* [JOB]: In the lines below, output everything from the first line through the line containing "import plotly.graph_objects as go" exactly as it is. Pictures are not part of the output.
>> START MATERIAL
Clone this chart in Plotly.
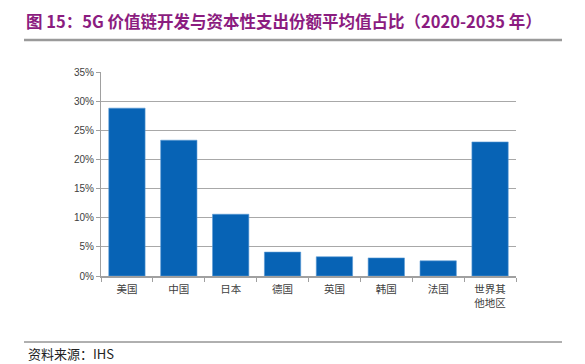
import plotly.graph_objects as go

categories = ["美国", "中国", "日本", "德国", "英国", "韩国", "法国", "世界其<br>他地区"]
values = [28.8, 23.3, 10.6, 4.1, 3.3, 3.1, 2.6, 23.0]
tick_vals = [0, 5, 10, 15, 20, 25, 30, 35]
tick_text = ["0%", "5%", "10%", "15%", "20%", "25%", "30%", "35%"]

W, H = 585, 364
OFF = 8  # page body margin
L, R, T, B = 101 - OFF, 516 - OFF, 72 - OFF, 276 - OFF

def px(x):
    return (x - OFF - L) / (R - L)

def py(y):
    return (B - (y - OFF)) / (B - T)

fig = go.Figure(go.Bar(
    x=categories, y=values, marker=dict(color="#0763B5", line=dict(color="#5B9BD5", width=0.6)),
    width=0.7,
))

fig.update_layout(
    width=W, height=H,
    margin=dict(l=L, r=W - R, t=T, b=H - B),
    paper_bgcolor="white", plot_bgcolor="white",
    showlegend=False,
    font=dict(family="Noto Sans CJK SC", color="#404040"),
    xaxis=dict(
        showline=True, linecolor="#A0A0A0", linewidth=1.5,
        ticks="outside", tickson="boundaries", ticklen=4, tickcolor="#A0A0A0",
        tickfont=dict(size=10.5, color="#404040"),
        ticklabelstandoff=3,
        showgrid=False,
    ),
    yaxis=dict(
        range=[0, 35], tickvals=tick_vals, ticktext=tick_text,
        showgrid=True, gridcolor="#A8A8A8", gridwidth=1.2,
        showline=True, linecolor="#A0A0A0", linewidth=1.2,
        ticks="outside", ticklen=4, tickcolor="#A0A0A0",
        tickfont=dict(size=10, family="Liberation Sans", color="#404040"),
        zeroline=False,
    ),
    shapes=[
        dict(type="line", xref="paper", yref="paper", x0=px(24), x1=px(562), y0=py(40), y1=py(40),
             line=dict(color="#9A9A9A", width=2.5)),
        dict(type="line", xref="paper", yref="paper", x0=px(24), x1=px(562), y0=py(342), y1=py(342),
             line=dict(color="#606060", width=1)),
    ],
    annotations=[
        dict(text="<b>图 15：5G 价值链开发与资本性支出份额平均值占比（2020-2035 年）</b>",
             xref="paper", yref="paper", x=px(24), y=py(21), xanchor="left", yanchor="middle",
             showarrow=False, font=dict(size=16.5, color="#8B1C80", family="Noto Sans CJK SC")),
        dict(text="资料来源：IHS", xref="paper", yref="paper", x=px(26), y=py(353),
             xanchor="left", yanchor="middle", showarrow=False,
             font=dict(size=13, color="#222222", family="Noto Sans CJK SC")),
    ],
)

fig.write_html("out.html")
>> END MATERIAL
* [WRITTEN REPLY]:
Clone this chart in Plotly.
import plotly.graph_objects as go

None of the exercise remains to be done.